Right now, at this very moment, we have three authentic Bursts. We thought we'd take the time to tell you about them, and just what makes these beautiful guitars so important.
The Burst evolved out of Gibson's very first solid-body guitar, the 1952 Les Paul. Issued initially as a Gold Top, the Les Paul got a new look in 1958, when Gibson introduced a new model with a sunburst finish: the Les Paul Standard. Coloring the solid Honduran mahogany bodies with aniline dye, Gibson's Les Paul Standards featured a deep red hue that, with time, would react to ultraviolet light and other environmental conditions to bleed, fade, and otherwise change. Our '59 Burst, '60 Burst, and '60 "Scarface" Burst are excellent examples of this landmark guitar and beautifully illustrate how each early Burst is different from any other, both visually and sonically.

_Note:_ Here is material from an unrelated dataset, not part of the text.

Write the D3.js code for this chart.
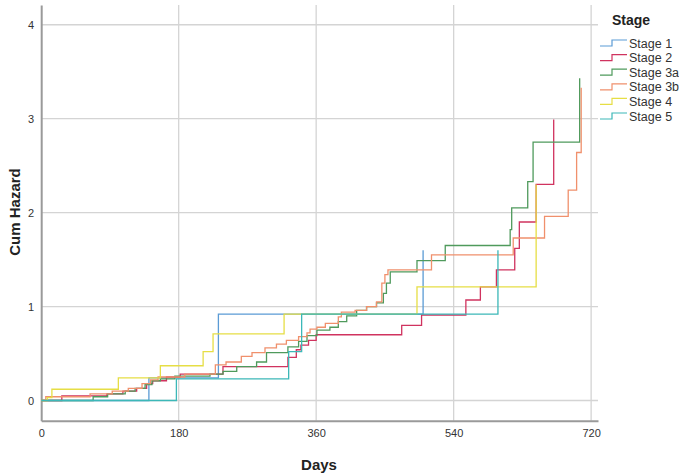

While the Les Paul was changing with almost every year since it's initial release, the debut of the Les Paul Standard in 1958 is perhaps the most significant and substantial change to the legendary model, made more so by the 1957 introduction of the humbucker.
Designed to "buck the hum" of the P90 single-coils Gibson installed on all Les Pauls until this point, Seth Lever's "PAF" humbucking pickups ditched the noise altogether, contributing a signature, high-output tone that is generally agreed to be the essence of the Les Paul sound.